**Your instructions**
Everything in the data should be repeated exactly, save for the images.

**Data extract**

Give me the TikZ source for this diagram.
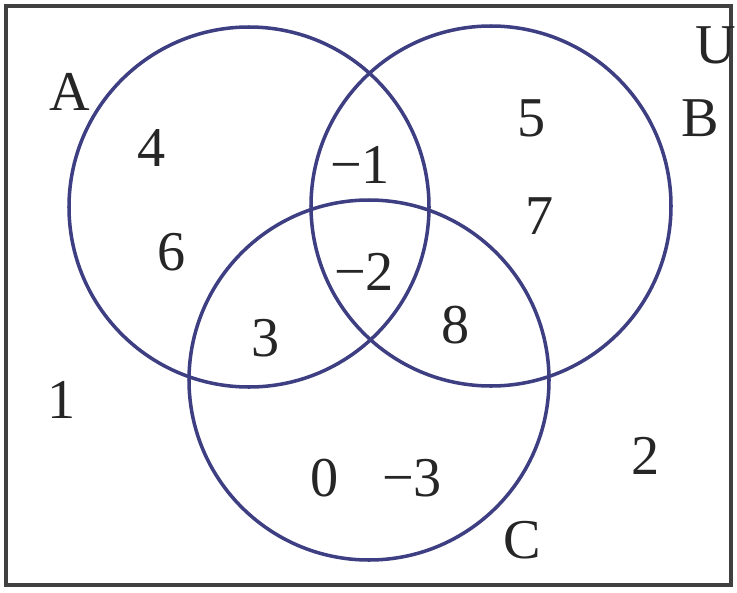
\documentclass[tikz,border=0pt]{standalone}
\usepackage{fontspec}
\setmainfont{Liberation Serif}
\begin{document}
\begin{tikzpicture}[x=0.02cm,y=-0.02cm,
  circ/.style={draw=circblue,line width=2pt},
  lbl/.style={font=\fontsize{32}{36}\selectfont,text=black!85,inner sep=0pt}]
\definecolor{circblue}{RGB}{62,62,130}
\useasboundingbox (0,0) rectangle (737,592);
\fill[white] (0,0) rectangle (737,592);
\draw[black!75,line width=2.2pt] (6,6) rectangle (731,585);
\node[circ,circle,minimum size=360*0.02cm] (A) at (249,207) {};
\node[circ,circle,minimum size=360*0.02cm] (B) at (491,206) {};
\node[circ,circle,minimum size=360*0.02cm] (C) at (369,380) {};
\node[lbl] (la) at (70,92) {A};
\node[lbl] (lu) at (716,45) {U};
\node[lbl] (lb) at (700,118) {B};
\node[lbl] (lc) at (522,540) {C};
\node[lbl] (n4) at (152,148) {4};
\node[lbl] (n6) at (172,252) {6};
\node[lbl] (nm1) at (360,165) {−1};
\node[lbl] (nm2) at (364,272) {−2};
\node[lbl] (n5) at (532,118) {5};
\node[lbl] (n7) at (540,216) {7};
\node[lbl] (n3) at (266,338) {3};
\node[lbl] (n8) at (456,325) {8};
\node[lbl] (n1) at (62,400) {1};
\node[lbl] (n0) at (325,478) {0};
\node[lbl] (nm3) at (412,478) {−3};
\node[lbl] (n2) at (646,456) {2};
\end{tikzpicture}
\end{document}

**Task result**
Give me the TikZ source for this diagram.
\documentclass[tikz,border=0pt]{standalone}
\usepackage{fontspec}
\setmainfont{Liberation Serif}
\begin{document}
\begin{tikzpicture}[x=0.02cm,y=-0.02cm,
  circ/.style={draw=circblue,line width=2pt},
  lbl/.style={font=\fontsize{32}{36}\selectfont,text=black!85,inner sep=0pt}]
\definecolor{circblue}{RGB}{62,62,130}
\useasboundingbox (0,0) rectangle (737,592);
\fill[white] (0,0) rectangle (737,592);
\draw[black!75,line width=2.2pt] (6,6) rectangle (731,585);
\node[circ,circle,minimum size=360*0.02cm] (A) at (249,207) {};
\node[circ,circle,minimum size=360*0.02cm] (B) at (491,206) {};
\node[circ,circle,minimum size=360*0.02cm] (C) at (369,380) {};
\node[lbl] (la) at (70,92) {A};
\node[lbl] (lu) at (716,45) {U};
\node[lbl] (lb) at (700,118) {B};
\node[lbl] (lc) at (522,540) {C};
\node[lbl] (n4) at (152,148) {4};
\node[lbl] (n6) at (172,252) {6};
\node[lbl] (nm1) at (360,165) {−1};
\node[lbl] (nm2) at (364,272) {−2};
\node[lbl] (n5) at (532,118) {5};
\node[lbl] (n7) at (540,216) {7};
\node[lbl] (n3) at (266,338) {3};
\node[lbl] (n8) at (456,325) {8};
\node[lbl] (n1) at (62,400) {1};
\node[lbl] (n0) at (325,478) {0};
\node[lbl] (nm3) at (412,478) {−3};
\node[lbl] (n2) at (646,456) {2};
\end{tikzpicture}
\end{document}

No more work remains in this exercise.